Case study: Getting colleagues on board with evaluation

Changeworks is one of Scotland’s largest environmental charities –a thriving organisation with over 30 years’ experience in sustainability. Evelyn Mitchell, Environmental & Quality Systems Manager, shares how she got colleagues on board to embed their evaluation systems throughout the organisation.

Context and drivers

The main reasons behind why we wanted to improve how we evaluate our work were: to ensure that Changeworks accurately demonstrates our impact to funders, clients, customers, employees and interested stakeholders; to make internal processes and procedures more efficient and effective, and to identify how we can continuously improve.
We conducted a review of Changeworks’ Strategic Plan, which in turn gave us the opportunity to review and improve how we evaluate our impact.

An evaluation steering group was set up to refine our key objectives and develop indicators for evaluation. We contacted Evaluation Support Scotland (ESS) for advice and their Director Steven Marwick came into Changeworks to help us plan and develop our evaluation process. Our steering group included at least one person from every department and one person was also given the responsibility to lead the development of our evaluation review.

In addition, we formed a team of evaluation champions with one person representing each department. Their roles were to:

  • liaise with Heads of Departments to agree a process to collect data
    gather data and evidence within their team
  • ‘sell the story’ of the importance of evaluation and understanding our impact to colleagues in their departments, and
  • work closely with the key person leading the process to ensure the aims of evaluation review were met.

Impact practice today

Process & key roles: We now have a clear process in place. One member of staff has overall responsibility for organising Changeworks’ evaluation and impact measurement. They hold annual meetings with the key evaluation person in every department to discuss improvements and refinements.

Data collection: We have a carefully planned data collection timetable that is communicated to staff. Quantitative and qualitative data is entered into a central spreadsheet on an annual basis by the key evaluation contacts from each department.
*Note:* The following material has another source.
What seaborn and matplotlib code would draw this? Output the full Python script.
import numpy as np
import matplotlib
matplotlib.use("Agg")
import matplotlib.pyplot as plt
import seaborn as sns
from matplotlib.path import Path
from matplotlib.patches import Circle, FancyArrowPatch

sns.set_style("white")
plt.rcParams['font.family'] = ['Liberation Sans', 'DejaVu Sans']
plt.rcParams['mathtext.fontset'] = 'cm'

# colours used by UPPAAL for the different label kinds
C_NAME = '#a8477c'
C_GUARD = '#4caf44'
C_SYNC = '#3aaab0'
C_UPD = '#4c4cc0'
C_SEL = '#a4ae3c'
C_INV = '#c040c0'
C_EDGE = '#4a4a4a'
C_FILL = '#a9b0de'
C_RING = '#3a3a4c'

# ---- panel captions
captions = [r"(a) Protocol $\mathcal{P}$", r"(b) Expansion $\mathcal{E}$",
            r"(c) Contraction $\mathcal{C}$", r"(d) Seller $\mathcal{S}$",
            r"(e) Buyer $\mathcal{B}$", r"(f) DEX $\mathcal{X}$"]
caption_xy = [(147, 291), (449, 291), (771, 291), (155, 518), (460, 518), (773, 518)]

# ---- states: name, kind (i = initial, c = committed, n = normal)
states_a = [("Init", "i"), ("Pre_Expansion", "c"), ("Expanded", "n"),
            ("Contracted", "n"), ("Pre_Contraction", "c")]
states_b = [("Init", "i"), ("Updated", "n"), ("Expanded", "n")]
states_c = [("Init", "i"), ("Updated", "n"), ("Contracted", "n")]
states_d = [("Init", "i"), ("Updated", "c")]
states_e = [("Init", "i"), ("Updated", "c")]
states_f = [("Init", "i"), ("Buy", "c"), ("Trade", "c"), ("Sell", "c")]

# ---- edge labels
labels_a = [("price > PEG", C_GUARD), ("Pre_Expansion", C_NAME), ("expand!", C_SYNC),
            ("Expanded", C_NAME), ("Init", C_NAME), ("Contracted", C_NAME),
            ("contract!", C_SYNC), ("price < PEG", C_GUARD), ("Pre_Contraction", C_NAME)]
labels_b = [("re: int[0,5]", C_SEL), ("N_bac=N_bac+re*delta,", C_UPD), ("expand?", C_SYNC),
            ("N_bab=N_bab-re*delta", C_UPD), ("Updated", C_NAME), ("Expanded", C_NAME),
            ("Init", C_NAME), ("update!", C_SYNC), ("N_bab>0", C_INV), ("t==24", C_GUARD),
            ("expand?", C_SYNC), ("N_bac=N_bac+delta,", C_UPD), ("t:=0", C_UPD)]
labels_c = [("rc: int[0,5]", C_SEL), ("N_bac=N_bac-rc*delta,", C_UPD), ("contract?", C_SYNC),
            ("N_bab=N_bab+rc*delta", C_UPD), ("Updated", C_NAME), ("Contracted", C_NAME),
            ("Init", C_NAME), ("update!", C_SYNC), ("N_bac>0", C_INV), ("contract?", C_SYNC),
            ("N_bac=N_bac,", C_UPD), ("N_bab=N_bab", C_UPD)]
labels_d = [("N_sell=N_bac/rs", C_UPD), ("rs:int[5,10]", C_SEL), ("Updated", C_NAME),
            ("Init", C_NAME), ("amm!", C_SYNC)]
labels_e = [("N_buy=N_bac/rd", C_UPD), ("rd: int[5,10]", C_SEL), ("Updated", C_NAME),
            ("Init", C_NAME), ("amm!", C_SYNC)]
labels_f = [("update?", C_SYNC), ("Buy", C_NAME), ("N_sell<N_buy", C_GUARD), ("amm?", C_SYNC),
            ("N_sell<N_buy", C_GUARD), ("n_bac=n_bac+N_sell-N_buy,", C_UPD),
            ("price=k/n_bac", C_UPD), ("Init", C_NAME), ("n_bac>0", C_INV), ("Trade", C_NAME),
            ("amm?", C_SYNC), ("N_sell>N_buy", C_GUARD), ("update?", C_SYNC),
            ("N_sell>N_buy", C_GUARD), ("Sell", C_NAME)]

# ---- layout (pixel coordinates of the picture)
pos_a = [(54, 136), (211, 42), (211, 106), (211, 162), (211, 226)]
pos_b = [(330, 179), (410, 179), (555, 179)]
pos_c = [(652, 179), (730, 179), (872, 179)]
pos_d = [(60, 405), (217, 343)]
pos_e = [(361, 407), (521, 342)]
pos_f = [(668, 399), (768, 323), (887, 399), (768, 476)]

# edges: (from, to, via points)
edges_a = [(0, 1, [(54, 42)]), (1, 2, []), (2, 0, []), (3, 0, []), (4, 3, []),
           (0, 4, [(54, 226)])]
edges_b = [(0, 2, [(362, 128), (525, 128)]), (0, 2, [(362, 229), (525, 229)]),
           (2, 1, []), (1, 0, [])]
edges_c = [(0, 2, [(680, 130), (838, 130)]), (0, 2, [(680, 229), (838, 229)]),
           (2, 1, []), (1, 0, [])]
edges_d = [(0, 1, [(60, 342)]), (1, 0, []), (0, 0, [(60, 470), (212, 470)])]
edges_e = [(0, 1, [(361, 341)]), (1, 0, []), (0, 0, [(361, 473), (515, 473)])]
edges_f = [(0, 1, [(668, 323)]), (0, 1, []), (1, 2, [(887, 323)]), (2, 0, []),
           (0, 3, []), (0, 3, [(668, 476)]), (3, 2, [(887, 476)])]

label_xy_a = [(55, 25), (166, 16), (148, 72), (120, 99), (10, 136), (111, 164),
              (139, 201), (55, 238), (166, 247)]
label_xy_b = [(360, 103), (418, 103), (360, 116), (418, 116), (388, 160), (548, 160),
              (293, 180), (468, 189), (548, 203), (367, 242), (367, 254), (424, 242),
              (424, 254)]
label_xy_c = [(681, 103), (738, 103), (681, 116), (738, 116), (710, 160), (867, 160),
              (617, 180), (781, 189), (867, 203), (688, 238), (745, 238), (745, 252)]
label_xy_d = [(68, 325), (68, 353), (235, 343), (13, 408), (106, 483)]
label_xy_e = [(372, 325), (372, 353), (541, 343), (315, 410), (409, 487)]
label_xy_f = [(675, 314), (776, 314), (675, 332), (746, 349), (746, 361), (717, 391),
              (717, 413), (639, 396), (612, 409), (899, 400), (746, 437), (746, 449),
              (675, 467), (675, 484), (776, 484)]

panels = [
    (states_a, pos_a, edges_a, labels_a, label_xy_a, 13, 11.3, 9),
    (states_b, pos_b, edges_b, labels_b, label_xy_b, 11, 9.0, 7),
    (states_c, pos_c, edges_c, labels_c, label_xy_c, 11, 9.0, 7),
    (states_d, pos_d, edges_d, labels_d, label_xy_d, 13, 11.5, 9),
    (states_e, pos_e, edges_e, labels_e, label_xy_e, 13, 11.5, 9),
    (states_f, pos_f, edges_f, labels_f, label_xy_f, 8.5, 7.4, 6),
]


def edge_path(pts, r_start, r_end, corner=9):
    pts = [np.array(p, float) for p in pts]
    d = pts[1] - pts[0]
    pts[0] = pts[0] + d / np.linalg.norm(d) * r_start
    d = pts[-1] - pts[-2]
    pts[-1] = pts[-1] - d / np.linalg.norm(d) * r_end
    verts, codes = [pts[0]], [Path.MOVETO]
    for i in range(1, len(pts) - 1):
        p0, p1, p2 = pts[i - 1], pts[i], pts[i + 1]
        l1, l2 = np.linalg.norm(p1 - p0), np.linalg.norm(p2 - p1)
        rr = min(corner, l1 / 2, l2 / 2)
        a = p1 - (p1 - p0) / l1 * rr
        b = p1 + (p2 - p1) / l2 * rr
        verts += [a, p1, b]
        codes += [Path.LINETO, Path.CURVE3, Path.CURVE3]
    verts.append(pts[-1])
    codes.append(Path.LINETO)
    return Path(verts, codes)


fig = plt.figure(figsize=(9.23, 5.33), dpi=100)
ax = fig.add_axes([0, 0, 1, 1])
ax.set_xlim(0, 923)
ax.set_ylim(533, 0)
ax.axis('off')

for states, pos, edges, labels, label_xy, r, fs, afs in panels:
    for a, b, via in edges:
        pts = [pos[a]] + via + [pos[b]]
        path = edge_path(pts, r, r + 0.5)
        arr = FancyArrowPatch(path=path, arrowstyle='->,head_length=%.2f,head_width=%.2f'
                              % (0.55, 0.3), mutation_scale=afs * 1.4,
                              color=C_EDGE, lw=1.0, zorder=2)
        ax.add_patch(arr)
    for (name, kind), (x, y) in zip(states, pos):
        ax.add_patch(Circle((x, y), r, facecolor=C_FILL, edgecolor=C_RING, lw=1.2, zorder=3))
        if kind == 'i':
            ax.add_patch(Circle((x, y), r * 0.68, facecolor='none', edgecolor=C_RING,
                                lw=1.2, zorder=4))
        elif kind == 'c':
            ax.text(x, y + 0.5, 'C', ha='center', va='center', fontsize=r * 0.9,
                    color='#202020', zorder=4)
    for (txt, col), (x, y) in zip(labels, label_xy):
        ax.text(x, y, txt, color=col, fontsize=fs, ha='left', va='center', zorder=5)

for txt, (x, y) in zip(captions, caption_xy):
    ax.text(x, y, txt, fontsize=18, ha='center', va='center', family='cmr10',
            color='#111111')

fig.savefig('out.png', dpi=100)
Where relevant, links to case studies can also be added to the spreadsheet to provide a fuller picture.

Encouraging staff engagement: Regular updates and incentives to encourage staff participation for surveys- such as cake and competitions between departments-have proved effective!
Reporting & communicating: The person with overall responsibility for co-ordinating the evaluation collates all data and writes a report. Evaluation findings are then communicated to staff via several employee communication channels. These include:

  • our quarterly Business Brief – delivered at departmental meetings
    to improve staff understanding of our business performance and which provides staff with the opportunity to discuss our evaluation findings face-to-face
  • our weekly all-staff Newsy email which links to the evaluation report
  • a face-to-face presentation to managers
  • a presentation to the Changeworks’ Board and Senior
  • Management Team where feedback is actively sought to refine and improve the evaluation process as it goes forward.
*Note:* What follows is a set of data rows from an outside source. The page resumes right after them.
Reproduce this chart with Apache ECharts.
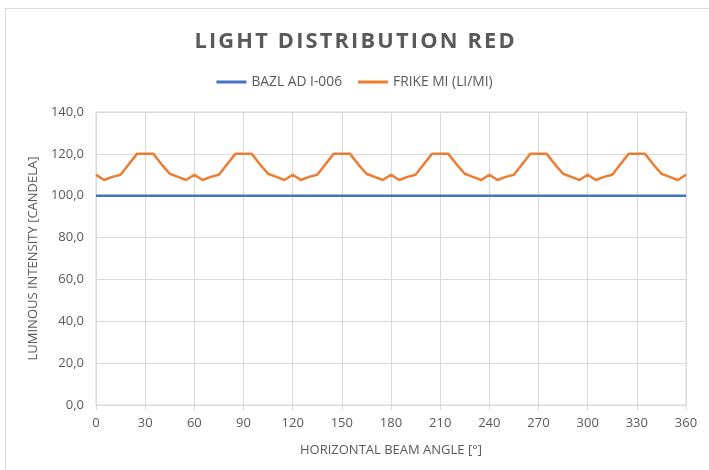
<!DOCTYPE html>
<html>
<head>
<meta charset="utf-8">
<script src="https://cdn.jsdelivr.net/npm/echarts@6/dist/echarts.min.js"></script>
<style>
html,body{margin:0;padding:0;background:#fff;}
#c{width:709px;height:470px;}
</style>
</head>
<body>
<div id="c"></div>
<script>
var angles = [0,5,10,15,20,25,30,35,40,45,50,55,
  60,65,70,75,80,85,90,95,100,105,110,115,
  120,125,130,135,140,145,150,155,160,165,170,175,
  180,185,190,195,200,205,210,215,220,225,230,235,
  240,245,250,255,260,265,270,275,280,285,290,295,
  300,305,310,315,320,325,330,335,340,345,350,355,360];
var frikeValues = [110,107.5,109,110,115,120,120,120,115,110.5,109,107.5,
  110,107.5,109,110,115,120,120,120,115,110.5,109,107.5,
  110,107.5,109,110,115,120,120,120,115,110.5,109,107.5,
  110,107.5,109,110,115,120,120,120,115,110.5,109,107.5,
  110,107.5,109,110,115,120,120,120,115,110.5,109,107.5,
  110,107.5,109,110,115,120,120,120,115,110.5,109,107.5,110];
var bazlAngles = [0,360];
var bazlValues = [100,100];
var xTicks = [0,30,60,90,120,150,180,210,240,270,300,330,360];
var seriesNames = ['BAZL AD I-006','FRIKE MI (LI/MI)'];
var titleText = 'LIGHT DISTRIBUTION RED';

var txt = '#595959';
var fontF = '"Open Sans", "Liberation Sans", sans-serif';
var spaced = titleText.split('').join('\u200A');
var chart = echarts.init(document.getElementById('c'), null, {renderer:'canvas'});
chart.setOption({
  animation:false,
  backgroundColor:'#fff',
  graphic:[{type:'rect',shape:{x:5.5,y:8.5,width:760,height:520},style:{fill:'none',stroke:'#d9d9d9',lineWidth:1},silent:true}],
  title:{text:spaced,left:'center',top:26,
    textStyle:{color:txt,fontSize:21.8,fontWeight:'bold',fontFamily:fontF}},
  legend:{top:70,left:'center',itemWidth:30,itemHeight:3,itemGap:16,icon:'rect',
    textStyle:{color:txt,fontSize:13.8,fontFamily:fontF},
    data:seriesNames},
  grid:{left:96,right:23,top:112,bottom:65,show:true,borderColor:'#d9d9d9',borderWidth:1},
  xAxis:{type:'value',min:0,max:360,interval:30,
    name:'HORIZONTAL BEAM ANGLE [°]',nameLocation:'middle',nameGap:39,
    nameTextStyle:{color:txt,fontSize:13,fontFamily:fontF},
    axisLine:{show:true,lineStyle:{color:'#d9d9d9'}},
    axisTick:{show:true,length:5,lineStyle:{color:'#d9d9d9'}},
    axisLabel:{color:txt,fontSize:13,fontFamily:fontF,margin:12,
      formatter:function(v){return xTicks.indexOf(v)>=0?String(v):'';}},
    splitLine:{show:true,lineStyle:{color:'#d9d9d9'}}},
  yAxis:{type:'value',min:0,max:140,interval:20,
    name:'LUMINOUS INTENSITY [CANDELA]',nameLocation:'middle',nameGap:54,
    nameTextStyle:{color:txt,fontSize:13,fontFamily:fontF},
    axisLine:{show:false},axisTick:{show:false},
    axisLabel:{color:txt,fontSize:13,fontFamily:fontF,margin:12,
      formatter:function(v){return v.toFixed(1).replace('.',',');}},
    splitLine:{show:true,lineStyle:{color:'#d9d9d9'}}},
  series:[
    {name:seriesNames[0],type:'line',symbol:'none',
      data:bazlAngles.map(function(a,i){return [a,bazlValues[i]];}),
      lineStyle:{color:'#4472C4',width:2.5},itemStyle:{color:'#4472C4'}},
    {name:seriesNames[1],type:'line',symbol:'none',
      data:angles.map(function(a,i){return [a,frikeValues[i]];}),
      lineStyle:{color:'#ED7D31',width:2.5},itemStyle:{color:'#ED7D31'}}
  ]
});
</script>
</body>
</html>
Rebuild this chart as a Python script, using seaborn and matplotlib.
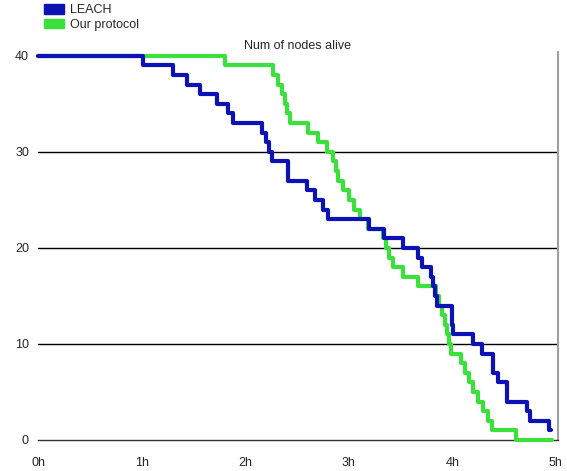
import matplotlib
matplotlib.use("Agg")

import matplotlib.pyplot as plt  # noqa: E402
import pandas as pd  # noqa: E402
import seaborn as sns  # noqa: E402
from matplotlib.patches import Patch  # noqa: E402

# Dados (tempo em horas, nós vivos)
leach_time = [0, 1.01, 1.30, 1.44, 1.56, 1.73, 1.83, 1.88, 2.16, 2.20, 2.23, 2.26,
              2.41, 2.60, 2.67, 2.75, 2.80, 3.20, 3.34, 3.52, 3.67, 3.71, 3.79,
              3.81, 3.83, 3.85, 4.00, 4.01, 4.20, 4.29, 4.39, 4.44, 4.53, 4.72,
              4.75, 4.93, 4.95]
leach_alive = [40, 39, 38, 37, 36, 35, 34, 33, 32, 31, 30, 29,
               27, 26, 25, 24, 23, 22, 21, 20, 19, 18, 17,
               16, 15, 14, 12, 11, 10, 9, 7, 6, 4, 3,
               2, 1, 1]

ours_time = [0, 1.81, 2.27, 2.32, 2.36, 2.38, 2.40, 2.43, 2.61, 2.70, 2.79, 2.85,
             2.88, 2.90, 2.94, 3.00, 3.05, 3.11, 3.19, 3.33, 3.36, 3.39, 3.43,
             3.52, 3.67, 3.84, 3.87, 3.90, 3.93, 3.95, 3.97, 3.99, 4.08, 4.12,
             4.16, 4.20, 4.25, 4.30, 4.34, 4.38, 4.61, 4.96]
ours_alive = [40, 39, 38, 37, 36, 35, 34, 33, 32, 31, 30, 29,
              28, 27, 26, 25, 24, 23, 22, 21, 20, 19, 18,
              17, 16, 15, 14, 13, 12, 11, 10, 9, 8, 7,
              6, 5, 4, 3, 2, 1, 0, 0]

x_ticks = [0, 1, 2, 3, 4, 5]
x_labels = ["0h", "1h", "2h", "3h", "4h", "5h"]
y_ticks = [0, 10, 20, 30, 40]
grid_levels = [10, 20, 30]

BLUE = "#0c12b4"
GREEN = "#3ce03c"

sns.set_style("white")
plt.rcParams["font.family"] = ["Liberation Sans", "DejaVu Sans"]
plt.rcParams["font.size"] = 9

leach = pd.DataFrame({"t": leach_time, "n": leach_alive})
ours = pd.DataFrame({"t": ours_time, "n": ours_alive})

fig = plt.figure(figsize=(5.67, 4.71), dpi=100)
W, H = 567, 471
ax = fig.add_axes([38 / W, (H - 440) / H, 520 / W, 388 / H])

sns.lineplot(data=ours, x="t", y="n", ax=ax, color=GREEN, linewidth=3,
             drawstyle="steps-post", estimator=None, sort=False, clip_on=False, zorder=3)
sns.lineplot(data=leach, x="t", y="n", ax=ax, color=BLUE, linewidth=3,
             drawstyle="steps-post", estimator=None, sort=False, clip_on=False, zorder=4)

for g in grid_levels:
    ax.axhline(g, color="black", linewidth=1, zorder=1)

ax.set_xlim(0, 5.02)
ax.set_ylim(0, 40.4)
ax.set_xticks(x_ticks)
ax.set_xticklabels(x_labels)
ax.set_yticks(y_ticks)
ax.set_xlabel("")
ax.set_ylabel("")
ax.tick_params(axis="x", direction="out", length=8, width=1, color="#333333", pad=4)
ax.tick_params(axis="y", length=0, pad=6.5)

for side in ["left", "top"]:
    ax.spines[side].set_visible(False)
ax.spines["bottom"].set_color("#333333")
ax.spines["bottom"].set_linewidth(1)
ax.spines["right"].set_color("#a0a0a0")
ax.spines["right"].set_linewidth(1.5)

ax.set_title("Num of nodes alive", fontsize=9, pad=2)

handles = [Patch(color=BLUE, label="LEACH"), Patch(color=GREEN, label="Our protocol")]
fig.legend(handles=handles, loc="upper left", bbox_to_anchor=(44 / W, 1 - 4 / H),
           frameon=False, handlelength=1.6, handleheight=0.8, handletextpad=0.5,
           labelspacing=0.2, borderpad=0, borderaxespad=0, fontsize=9)

fig.savefig("out.png", dpi=100)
Benefits of impact practice

Better planning and organisation has resulted in big improvements to the whole process, and evaluation findings are delivered in a much more timely way. This means internal and external communications are more relevant and meaningful. With more regular communication we also build a more meaningful understanding of our organisational performance among our employees. Having a central spreadsheet for data input with links to workings means that data can be checked more easily. Agreeing on top line figures for communication with employees and external stakeholders means we can track and monitor progress.

We have used the evaluation findings to help evidence our success and impact in our internal and external stakeholder communications. Internally, this might be at employee events, briefings and inductions. Evaluation highlights are communicated to external stakeholders online and we produce Our Year in Numbers, a graphic that makes the summary results more widely accessible. Other external stakeholder communications include our Champions of Change publication to celebrate 30 years of Changeworks which featured key evaluation findings.

Future plans

Changeworks is about to adopt a new Strategic Plan to cover the next three years which may have an impact on our evaluation processes. However, we plan to continue refining and improving our evaluation by discussing the process with managers, Board members and staff, as well as by asking for their ideas for improvements. Also, by changing the name from ‘Annual Evaluation’ to ‘Impact Measurement’ and clearly setting out how we use findings, we hope to increase staff morale when it comes to the task of inputting their data.

Take away message

Impact measurement is… “…an ongoing task! It needs to be constantly reviewed and refined. Leadership support is vital at the same time as having a good clear structure, process, plan and resource in place… to gather the relevant data to carry out the evaluation.”